Eine Glosse von Alexander Josefowicz

"Natürlich hab ich das gelesen!" Im Brustton der Überzeugung vorgetragen, ist das wohl eine der beliebtesten Lügen unter kulturaffinen Menschen. Oder solchen, die gern so wahrgenommen werden wollen: Die Umfrage eines britischen Buchklubs ergab, dass 71 Prozent der Einwohner des Königreichs behaupten, Klassiker gelesen zu haben, die in Wirklichkeit nur als Zierde des Bücherregals vor sich hinstauben. Am meisten geflunkert wird jenseits des Ärmelkanals, wenn es um "Stolz und Vorurteil", "Der Herr der Ringe", "Jane Eyre", "Tess von den d'Urbervilles" und "Der kleine Hobbit" geht.

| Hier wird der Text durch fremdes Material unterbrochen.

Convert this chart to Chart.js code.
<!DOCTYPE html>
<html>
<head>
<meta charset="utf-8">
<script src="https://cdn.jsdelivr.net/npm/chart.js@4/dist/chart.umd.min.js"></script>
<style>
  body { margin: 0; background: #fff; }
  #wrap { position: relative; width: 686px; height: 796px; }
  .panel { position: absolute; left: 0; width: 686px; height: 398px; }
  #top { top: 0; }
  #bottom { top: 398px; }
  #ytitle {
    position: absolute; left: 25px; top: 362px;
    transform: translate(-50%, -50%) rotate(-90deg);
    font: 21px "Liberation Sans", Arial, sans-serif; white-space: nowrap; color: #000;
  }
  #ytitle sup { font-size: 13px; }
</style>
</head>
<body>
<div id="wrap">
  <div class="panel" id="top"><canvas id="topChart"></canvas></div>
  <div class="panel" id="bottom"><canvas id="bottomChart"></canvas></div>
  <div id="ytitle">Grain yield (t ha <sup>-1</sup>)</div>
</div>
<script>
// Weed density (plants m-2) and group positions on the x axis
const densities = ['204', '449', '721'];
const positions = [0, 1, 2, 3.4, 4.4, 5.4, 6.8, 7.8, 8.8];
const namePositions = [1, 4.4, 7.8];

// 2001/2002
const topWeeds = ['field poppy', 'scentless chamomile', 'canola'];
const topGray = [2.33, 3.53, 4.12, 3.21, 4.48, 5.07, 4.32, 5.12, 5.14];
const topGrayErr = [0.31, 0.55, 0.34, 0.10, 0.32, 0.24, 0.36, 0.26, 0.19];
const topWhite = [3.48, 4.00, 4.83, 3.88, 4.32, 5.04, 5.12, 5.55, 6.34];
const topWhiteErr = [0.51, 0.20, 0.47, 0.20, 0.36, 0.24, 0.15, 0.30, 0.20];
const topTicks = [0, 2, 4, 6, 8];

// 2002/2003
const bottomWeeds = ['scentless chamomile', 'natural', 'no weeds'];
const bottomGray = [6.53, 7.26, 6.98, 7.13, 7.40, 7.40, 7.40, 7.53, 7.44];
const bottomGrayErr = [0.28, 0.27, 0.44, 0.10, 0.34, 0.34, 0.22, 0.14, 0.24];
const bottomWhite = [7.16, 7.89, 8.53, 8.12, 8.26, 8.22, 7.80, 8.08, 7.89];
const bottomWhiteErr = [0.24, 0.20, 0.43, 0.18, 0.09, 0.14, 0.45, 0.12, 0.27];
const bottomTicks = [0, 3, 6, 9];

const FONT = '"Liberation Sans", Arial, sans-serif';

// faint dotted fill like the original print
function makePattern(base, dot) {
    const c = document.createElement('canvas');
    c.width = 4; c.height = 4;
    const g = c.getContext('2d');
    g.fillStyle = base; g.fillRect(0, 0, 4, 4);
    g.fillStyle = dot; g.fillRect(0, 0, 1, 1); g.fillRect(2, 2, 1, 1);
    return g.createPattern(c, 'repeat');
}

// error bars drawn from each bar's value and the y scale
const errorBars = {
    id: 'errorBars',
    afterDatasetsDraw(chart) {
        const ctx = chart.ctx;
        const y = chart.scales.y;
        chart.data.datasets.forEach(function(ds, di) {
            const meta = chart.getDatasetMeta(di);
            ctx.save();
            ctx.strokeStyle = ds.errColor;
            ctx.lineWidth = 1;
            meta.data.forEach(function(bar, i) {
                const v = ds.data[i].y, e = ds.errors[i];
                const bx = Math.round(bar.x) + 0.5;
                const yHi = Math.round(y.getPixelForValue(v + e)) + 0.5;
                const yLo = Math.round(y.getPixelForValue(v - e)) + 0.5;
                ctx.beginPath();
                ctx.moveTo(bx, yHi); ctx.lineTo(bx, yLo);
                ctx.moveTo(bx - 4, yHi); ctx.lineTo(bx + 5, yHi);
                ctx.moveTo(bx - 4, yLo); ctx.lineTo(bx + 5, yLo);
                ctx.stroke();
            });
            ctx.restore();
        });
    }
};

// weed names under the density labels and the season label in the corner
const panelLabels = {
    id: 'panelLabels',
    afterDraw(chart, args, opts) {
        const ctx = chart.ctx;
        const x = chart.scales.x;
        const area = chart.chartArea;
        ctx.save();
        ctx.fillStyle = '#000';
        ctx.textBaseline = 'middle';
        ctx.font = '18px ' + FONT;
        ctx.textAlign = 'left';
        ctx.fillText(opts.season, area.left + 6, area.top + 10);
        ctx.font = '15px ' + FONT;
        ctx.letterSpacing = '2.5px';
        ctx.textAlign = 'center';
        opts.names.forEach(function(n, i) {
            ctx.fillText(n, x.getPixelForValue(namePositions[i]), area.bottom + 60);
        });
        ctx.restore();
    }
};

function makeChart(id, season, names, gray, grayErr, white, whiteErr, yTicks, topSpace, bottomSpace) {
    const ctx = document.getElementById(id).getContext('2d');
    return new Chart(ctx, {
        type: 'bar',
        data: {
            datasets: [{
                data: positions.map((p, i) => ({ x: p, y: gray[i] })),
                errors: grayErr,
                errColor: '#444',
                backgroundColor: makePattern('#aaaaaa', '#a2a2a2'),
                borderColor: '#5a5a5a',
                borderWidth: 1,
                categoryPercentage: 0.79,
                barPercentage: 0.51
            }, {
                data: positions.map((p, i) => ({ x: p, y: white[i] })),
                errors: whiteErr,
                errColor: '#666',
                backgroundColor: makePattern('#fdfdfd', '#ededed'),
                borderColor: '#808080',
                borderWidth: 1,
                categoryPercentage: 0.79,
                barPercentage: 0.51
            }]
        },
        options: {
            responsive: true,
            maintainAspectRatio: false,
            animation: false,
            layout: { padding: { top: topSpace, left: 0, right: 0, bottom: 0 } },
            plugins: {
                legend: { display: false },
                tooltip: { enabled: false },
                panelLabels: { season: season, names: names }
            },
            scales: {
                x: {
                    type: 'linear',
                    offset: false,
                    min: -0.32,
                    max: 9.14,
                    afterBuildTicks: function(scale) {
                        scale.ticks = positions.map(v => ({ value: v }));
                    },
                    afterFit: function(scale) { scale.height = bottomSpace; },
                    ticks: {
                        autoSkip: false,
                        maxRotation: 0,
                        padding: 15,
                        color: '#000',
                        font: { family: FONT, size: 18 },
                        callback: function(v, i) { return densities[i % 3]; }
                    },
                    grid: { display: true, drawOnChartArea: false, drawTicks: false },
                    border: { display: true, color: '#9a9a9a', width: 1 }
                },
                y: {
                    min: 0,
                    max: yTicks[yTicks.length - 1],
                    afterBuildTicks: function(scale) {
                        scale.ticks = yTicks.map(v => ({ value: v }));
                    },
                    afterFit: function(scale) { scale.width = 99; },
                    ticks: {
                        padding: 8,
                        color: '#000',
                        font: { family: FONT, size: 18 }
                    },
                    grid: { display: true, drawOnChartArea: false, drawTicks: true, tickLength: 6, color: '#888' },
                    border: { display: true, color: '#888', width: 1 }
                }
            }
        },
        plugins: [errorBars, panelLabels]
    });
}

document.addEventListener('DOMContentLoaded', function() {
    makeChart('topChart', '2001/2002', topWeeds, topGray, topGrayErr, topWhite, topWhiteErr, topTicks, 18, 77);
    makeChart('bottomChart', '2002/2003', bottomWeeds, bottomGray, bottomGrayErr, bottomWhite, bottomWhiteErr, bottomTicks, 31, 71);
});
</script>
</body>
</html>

In Deutschland dürfte die Gesamtzahl der Leselügner vermutlich nicht viel niedriger liegen. Wer gibt sich im Gespräch schon gern die Blöße, an den "Buddenbrooks", an "Die Blechtrommel" oder "Effi Briest" gescheitert zu sein oder die Lektüre von vornherein verweigert zu haben?

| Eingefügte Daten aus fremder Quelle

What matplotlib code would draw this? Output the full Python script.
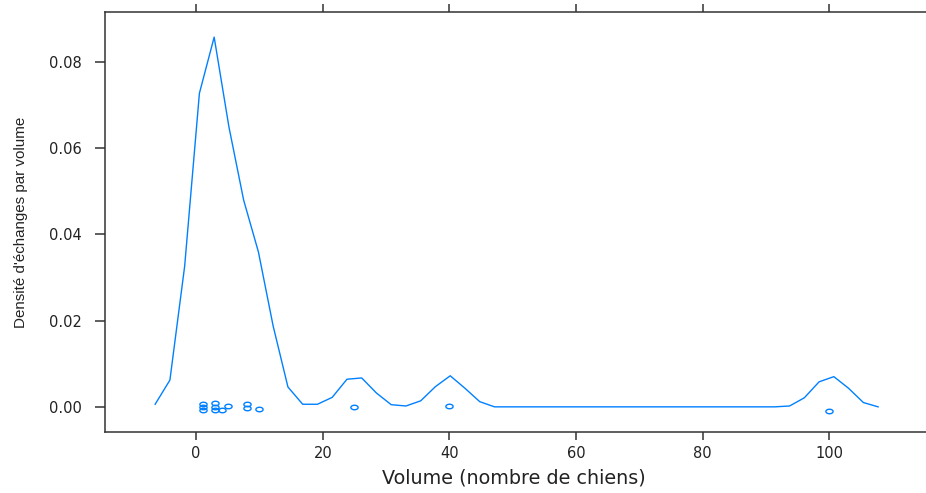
import numpy as np
import matplotlib
matplotlib.use('Agg')
import matplotlib.pyplot as plt
from matplotlib.path import Path

# density curve (50 evaluation points)
x_start, x_end = -6.48, 107.7
dens = [0.0006, 0.0062, 0.0326, 0.0727, 0.0857, 0.0649, 0.0479, 0.0359, 0.0187, 0.0046,
        0.0006, 0.0006, 0.0022, 0.0064, 0.0067, 0.0032, 0.0005, 0.0002, 0.0014, 0.0047,
        0.0072, 0.0043, 0.0012, 0.0000, 0.0000, 0.0000, 0.0000, 0.0000, 0.0000, 0.0000,
        0.0000, 0.0000, 0.0000, 0.0000, 0.0000, 0.0000, 0.0000, 0.0000, 0.0000, 0.0000,
        0.0000, 0.0000, 0.0000, 0.0002, 0.0021, 0.0058, 0.0070, 0.0043, 0.0010, 0.0000]

# raw observations (jittered around 0)
obs_x = [1, 1, 1, 3, 3, 3, 4, 5, 8, 8, 10, 25, 40, 100]
obs_y = [0.0007, -0.0001, -0.0008, 0.0009, 0.0000, -0.0008, -0.0008, 0.0002,
         0.0007, -0.0003, -0.0005, -0.0001, 0.0003, -0.0009]

xticks = [0, 20, 40, 60, 80, 100]
yticks = [0.00, 0.02, 0.04, 0.06, 0.08]

blue = '#0080ff'
frame = '#333333'

W, H = 926, 493
fig = plt.figure(figsize=(W / 100, H / 100), dpi=100)
left, right, top, bottom = 105, 927.5, 11.7, 432.3
ax = fig.add_axes([left / W, 1 - bottom / H, (right - left) / W, (bottom - top) / H])

gx = np.linspace(x_start, x_end, len(dens))
ax.plot(gx, dens, color=blue, lw=1.0)

# open, slightly flattened circles like the stretched original
t = np.linspace(0, 2 * np.pi, 40)
ell = Path(np.column_stack([1.6 * np.cos(t), np.sin(t)]))
ax.plot(obs_x, obs_y, ls='none', marker=ell, ms=5.2, mfc='none', mec=blue, mew=1.0)

ax.set_xlim(-14.4, 115.5)
ax.set_ylim(-0.0059, 0.0916)
ax.set_xticks(xticks)
ax.set_yticks(yticks)
ax.set_yticklabels(['%.2f' % v for v in yticks])

for s in ax.spines.values():
    s.set_color(frame)
    s.set_linewidth(1.1)
ax.spines['right'].set_visible(False)

ax.tick_params(axis='x', which='both', top=True, labeltop=False, direction='out',
               length=5.8, width=1.1, color=frame, labelsize=10.5, labelcolor='#222222', pad=4)
ax.tick_params(axis='y', which='both', right=False, direction='out',
               length=7.5, width=1.1, color=frame, labelsize=10.5, labelcolor='#222222', pad=9)
for lab in ax.get_xticklabels() + ax.get_yticklabels():
    lab.set_family('DejaVu Sans')

ax.set_xlabel('Volume (nombre de chiens)', family='DejaVu Sans', fontsize=13.8, color='#222222')
ax.xaxis.set_label_coords(0.497, -0.108)
ax.xaxis.label.set_verticalalignment('center')
ax.set_ylabel("Densité d'échanges par volume", family='Liberation Sans', fontsize=10.9, color='#222222')
ax.yaxis.set_label_coords(-0.1027, 0.5)
ax.yaxis.label.set_verticalalignment('center')

fig.savefig('out.png', dpi=100)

Mindestens genauso spannend wäre nun eine Umfrage nach den Büchern, von denen alle behaupten, sie nicht gelesen zu haben. Mit Sicherheit finden sich in so manchem Bildungsbürgerhaushalt völlig zerlesene Exemplare der "Twilight"-Vampirschmonzetten von Dan Browns gesammelten Verschwörungsreißern und meterweise "Wanderhure"-Mittelalterkitsch. Gut versteckt in den zweiten Reihen des ansonsten wohlsortierten Regals, natürlich. Soll ja schließlich keiner wissen, dass man sich auch gern einmal literarischen Sünden hingibt.